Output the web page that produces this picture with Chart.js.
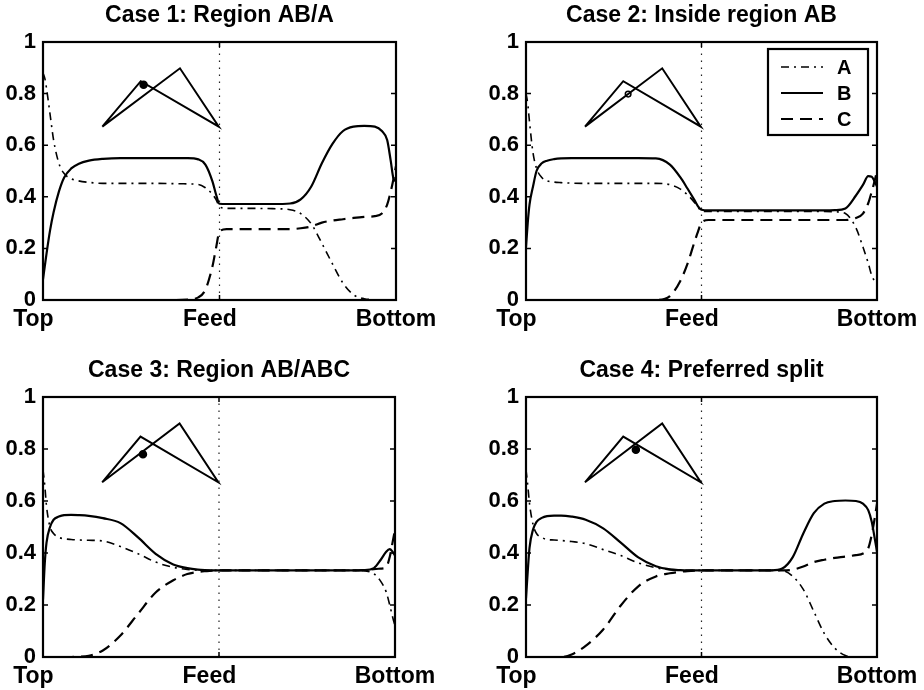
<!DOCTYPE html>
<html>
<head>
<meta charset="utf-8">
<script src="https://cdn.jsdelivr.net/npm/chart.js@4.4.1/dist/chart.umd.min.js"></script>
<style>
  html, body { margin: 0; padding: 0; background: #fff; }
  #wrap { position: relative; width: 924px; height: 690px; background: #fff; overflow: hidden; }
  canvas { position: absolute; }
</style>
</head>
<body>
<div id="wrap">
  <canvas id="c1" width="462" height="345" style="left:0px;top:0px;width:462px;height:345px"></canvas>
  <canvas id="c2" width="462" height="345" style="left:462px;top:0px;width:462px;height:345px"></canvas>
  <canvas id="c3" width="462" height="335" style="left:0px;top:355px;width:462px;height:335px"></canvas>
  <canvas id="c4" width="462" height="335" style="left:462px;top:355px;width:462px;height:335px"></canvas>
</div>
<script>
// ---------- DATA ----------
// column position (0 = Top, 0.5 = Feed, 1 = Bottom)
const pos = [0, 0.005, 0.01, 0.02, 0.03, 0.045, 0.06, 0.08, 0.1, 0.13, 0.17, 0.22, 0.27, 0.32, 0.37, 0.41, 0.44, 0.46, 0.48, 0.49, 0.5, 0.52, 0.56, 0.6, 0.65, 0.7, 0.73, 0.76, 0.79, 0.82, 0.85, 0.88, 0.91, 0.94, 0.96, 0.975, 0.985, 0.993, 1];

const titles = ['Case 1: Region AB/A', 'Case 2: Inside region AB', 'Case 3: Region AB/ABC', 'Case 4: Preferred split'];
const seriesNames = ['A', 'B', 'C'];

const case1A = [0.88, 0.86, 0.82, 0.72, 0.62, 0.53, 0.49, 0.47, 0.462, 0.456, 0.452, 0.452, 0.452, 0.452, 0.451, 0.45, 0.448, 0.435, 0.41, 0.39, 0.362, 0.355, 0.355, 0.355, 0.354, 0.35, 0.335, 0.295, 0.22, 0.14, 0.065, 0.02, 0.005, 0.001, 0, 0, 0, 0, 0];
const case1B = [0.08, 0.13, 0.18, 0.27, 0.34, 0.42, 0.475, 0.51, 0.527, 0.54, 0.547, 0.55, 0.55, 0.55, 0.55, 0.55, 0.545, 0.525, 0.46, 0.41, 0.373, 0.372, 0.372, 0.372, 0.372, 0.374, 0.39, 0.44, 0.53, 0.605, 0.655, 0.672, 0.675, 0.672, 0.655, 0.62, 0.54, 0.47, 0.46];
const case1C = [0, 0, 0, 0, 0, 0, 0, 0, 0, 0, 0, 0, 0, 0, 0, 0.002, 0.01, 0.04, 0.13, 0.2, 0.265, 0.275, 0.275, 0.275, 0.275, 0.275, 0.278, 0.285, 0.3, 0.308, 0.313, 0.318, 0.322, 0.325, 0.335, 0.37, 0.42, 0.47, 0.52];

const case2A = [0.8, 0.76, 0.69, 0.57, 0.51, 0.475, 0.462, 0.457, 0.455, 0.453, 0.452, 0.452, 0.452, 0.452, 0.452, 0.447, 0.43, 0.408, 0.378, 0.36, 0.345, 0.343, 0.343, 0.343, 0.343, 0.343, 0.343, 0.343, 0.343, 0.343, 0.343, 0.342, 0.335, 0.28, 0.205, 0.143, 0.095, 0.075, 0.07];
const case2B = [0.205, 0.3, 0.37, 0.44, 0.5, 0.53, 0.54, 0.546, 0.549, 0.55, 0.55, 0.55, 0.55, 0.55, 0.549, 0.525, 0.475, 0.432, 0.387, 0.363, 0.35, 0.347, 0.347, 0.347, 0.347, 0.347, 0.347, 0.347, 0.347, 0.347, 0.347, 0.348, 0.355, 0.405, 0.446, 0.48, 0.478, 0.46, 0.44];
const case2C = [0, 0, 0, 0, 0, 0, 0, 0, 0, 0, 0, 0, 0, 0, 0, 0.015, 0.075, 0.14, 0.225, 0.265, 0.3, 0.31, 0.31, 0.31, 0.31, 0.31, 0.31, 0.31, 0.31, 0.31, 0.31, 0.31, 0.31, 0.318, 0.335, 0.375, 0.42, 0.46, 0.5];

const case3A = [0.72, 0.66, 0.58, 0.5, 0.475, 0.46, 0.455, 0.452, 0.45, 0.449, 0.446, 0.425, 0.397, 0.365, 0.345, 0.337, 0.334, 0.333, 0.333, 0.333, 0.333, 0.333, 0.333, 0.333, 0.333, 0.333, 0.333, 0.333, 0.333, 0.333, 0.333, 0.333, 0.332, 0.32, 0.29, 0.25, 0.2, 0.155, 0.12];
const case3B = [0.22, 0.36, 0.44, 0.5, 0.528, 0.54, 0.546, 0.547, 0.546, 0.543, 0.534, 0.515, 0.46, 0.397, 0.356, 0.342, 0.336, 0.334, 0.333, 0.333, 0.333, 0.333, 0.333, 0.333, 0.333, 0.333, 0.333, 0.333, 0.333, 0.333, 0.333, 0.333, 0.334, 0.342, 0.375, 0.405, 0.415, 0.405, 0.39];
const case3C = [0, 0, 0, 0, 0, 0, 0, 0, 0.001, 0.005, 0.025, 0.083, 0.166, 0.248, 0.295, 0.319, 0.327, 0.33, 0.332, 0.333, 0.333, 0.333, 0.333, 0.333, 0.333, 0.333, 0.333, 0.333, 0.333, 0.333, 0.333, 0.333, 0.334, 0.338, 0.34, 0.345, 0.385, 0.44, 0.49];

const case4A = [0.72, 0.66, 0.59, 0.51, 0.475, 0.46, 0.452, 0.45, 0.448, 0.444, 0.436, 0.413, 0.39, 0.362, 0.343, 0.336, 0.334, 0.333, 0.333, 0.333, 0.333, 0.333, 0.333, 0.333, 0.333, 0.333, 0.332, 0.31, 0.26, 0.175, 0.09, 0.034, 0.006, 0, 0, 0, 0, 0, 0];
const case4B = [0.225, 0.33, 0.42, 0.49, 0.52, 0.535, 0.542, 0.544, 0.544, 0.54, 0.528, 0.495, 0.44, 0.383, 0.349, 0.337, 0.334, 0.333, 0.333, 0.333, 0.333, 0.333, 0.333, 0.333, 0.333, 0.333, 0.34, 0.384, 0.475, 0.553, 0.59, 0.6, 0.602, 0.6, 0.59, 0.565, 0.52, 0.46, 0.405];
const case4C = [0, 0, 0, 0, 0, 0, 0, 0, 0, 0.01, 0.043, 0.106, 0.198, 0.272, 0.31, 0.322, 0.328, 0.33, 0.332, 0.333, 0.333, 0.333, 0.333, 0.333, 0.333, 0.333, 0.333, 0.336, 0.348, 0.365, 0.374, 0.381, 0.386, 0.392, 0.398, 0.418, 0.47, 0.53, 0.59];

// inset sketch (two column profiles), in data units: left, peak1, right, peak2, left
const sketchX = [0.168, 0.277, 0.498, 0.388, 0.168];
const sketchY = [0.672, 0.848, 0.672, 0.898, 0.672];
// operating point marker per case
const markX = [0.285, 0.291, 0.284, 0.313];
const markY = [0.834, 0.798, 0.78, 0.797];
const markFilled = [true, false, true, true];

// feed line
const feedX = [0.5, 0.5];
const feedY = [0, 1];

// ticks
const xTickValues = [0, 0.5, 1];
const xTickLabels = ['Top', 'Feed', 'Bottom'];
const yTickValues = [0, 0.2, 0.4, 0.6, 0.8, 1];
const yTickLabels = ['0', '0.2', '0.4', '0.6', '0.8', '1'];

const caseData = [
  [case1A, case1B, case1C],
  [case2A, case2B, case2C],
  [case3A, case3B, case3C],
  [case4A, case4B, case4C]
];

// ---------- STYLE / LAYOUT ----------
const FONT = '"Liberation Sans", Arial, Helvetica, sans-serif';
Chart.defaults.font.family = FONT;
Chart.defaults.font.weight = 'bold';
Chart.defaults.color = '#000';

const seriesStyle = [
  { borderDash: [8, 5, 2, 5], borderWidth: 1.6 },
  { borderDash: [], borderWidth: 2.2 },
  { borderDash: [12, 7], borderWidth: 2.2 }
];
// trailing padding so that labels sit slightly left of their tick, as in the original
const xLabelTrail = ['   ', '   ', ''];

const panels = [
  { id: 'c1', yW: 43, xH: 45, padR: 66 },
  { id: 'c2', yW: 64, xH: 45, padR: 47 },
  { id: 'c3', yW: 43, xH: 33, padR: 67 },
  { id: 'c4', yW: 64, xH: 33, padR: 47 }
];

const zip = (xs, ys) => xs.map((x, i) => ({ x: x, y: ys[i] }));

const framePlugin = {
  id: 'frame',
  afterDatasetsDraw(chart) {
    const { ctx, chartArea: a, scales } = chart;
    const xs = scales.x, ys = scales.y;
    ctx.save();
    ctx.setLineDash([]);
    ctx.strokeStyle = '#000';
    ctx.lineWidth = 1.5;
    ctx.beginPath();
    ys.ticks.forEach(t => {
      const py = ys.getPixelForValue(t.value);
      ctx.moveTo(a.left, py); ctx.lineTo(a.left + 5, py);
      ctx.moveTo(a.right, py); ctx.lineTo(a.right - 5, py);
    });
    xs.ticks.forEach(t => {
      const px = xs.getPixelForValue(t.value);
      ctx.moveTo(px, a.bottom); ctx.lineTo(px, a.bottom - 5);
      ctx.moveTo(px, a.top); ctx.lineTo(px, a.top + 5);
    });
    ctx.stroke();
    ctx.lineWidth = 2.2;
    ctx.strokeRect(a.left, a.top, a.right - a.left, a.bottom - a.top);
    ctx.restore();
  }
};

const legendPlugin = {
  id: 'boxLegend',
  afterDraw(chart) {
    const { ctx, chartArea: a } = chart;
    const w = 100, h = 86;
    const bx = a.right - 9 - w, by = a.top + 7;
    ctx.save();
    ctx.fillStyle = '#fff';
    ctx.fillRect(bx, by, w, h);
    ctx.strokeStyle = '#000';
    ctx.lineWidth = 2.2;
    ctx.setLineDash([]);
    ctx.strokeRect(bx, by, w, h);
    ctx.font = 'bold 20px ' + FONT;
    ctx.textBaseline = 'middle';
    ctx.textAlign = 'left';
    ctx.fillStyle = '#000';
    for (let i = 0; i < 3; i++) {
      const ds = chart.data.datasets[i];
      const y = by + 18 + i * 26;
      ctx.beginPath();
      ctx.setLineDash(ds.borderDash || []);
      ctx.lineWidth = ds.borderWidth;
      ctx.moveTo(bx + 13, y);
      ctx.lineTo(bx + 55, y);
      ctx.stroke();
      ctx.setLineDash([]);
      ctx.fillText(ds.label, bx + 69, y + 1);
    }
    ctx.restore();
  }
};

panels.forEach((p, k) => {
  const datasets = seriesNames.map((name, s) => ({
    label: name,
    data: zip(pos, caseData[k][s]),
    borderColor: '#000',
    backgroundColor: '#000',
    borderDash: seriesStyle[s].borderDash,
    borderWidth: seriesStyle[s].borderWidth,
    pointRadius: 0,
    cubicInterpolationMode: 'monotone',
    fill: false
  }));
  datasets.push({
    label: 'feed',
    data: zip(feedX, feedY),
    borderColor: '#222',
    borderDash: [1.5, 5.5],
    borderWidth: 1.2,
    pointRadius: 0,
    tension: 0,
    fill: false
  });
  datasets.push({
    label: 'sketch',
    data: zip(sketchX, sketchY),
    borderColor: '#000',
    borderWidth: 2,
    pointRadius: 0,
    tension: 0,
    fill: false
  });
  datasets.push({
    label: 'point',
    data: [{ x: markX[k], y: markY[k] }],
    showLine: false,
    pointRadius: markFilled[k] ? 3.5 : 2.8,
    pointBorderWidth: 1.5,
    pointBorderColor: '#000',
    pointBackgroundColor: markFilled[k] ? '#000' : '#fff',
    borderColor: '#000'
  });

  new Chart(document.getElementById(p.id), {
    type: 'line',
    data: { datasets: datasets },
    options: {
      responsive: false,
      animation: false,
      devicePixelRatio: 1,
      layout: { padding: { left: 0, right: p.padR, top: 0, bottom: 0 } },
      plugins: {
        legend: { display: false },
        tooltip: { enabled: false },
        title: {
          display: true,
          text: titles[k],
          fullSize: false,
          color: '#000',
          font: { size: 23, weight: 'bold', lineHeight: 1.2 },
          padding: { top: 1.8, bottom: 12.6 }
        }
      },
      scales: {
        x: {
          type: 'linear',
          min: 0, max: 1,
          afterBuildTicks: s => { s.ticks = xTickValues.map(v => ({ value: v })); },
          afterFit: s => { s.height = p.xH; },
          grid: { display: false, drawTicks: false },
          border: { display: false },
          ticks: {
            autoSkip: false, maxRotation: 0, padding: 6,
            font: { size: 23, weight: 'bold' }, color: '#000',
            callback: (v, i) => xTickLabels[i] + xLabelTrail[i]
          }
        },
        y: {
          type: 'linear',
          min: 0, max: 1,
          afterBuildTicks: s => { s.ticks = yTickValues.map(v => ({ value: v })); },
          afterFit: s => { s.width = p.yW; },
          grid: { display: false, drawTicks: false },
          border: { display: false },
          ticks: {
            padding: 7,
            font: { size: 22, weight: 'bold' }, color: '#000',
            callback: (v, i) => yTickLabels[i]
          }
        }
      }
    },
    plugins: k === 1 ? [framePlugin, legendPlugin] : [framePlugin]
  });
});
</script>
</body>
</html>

==============================

From the top of the listing above, repeat each line exactly until you reach the line containing "const seriesNames = ['A', 'B', 'C'];", and repeat that one too. Leave the pictures out.

Finished task:
Output the web page that produces this picture with Chart.js.
<!DOCTYPE html>
<html>
<head>
<meta charset="utf-8">
<script src="https://cdn.jsdelivr.net/npm/chart.js@4.4.1/dist/chart.umd.min.js"></script>
<style>
  html, body { margin: 0; padding: 0; background: #fff; }
  #wrap { position: relative; width: 924px; height: 690px; background: #fff; overflow: hidden; }
  canvas { position: absolute; }
</style>
</head>
<body>
<div id="wrap">
  <canvas id="c1" width="462" height="345" style="left:0px;top:0px;width:462px;height:345px"></canvas>
  <canvas id="c2" width="462" height="345" style="left:462px;top:0px;width:462px;height:345px"></canvas>
  <canvas id="c3" width="462" height="335" style="left:0px;top:355px;width:462px;height:335px"></canvas>
  <canvas id="c4" width="462" height="335" style="left:462px;top:355px;width:462px;height:335px"></canvas>
</div>
<script>
// ---------- DATA ----------
// column position (0 = Top, 0.5 = Feed, 1 = Bottom)
const pos = [0, 0.005, 0.01, 0.02, 0.03, 0.045, 0.06, 0.08, 0.1, 0.13, 0.17, 0.22, 0.27, 0.32, 0.37, 0.41, 0.44, 0.46, 0.48, 0.49, 0.5, 0.52, 0.56, 0.6, 0.65, 0.7, 0.73, 0.76, 0.79, 0.82, 0.85, 0.88, 0.91, 0.94, 0.96, 0.975, 0.985, 0.993, 1];

const titles = ['Case 1: Region AB/A', 'Case 2: Inside region AB', 'Case 3: Region AB/ABC', 'Case 4: Preferred split'];
const seriesNames = ['A', 'B', 'C'];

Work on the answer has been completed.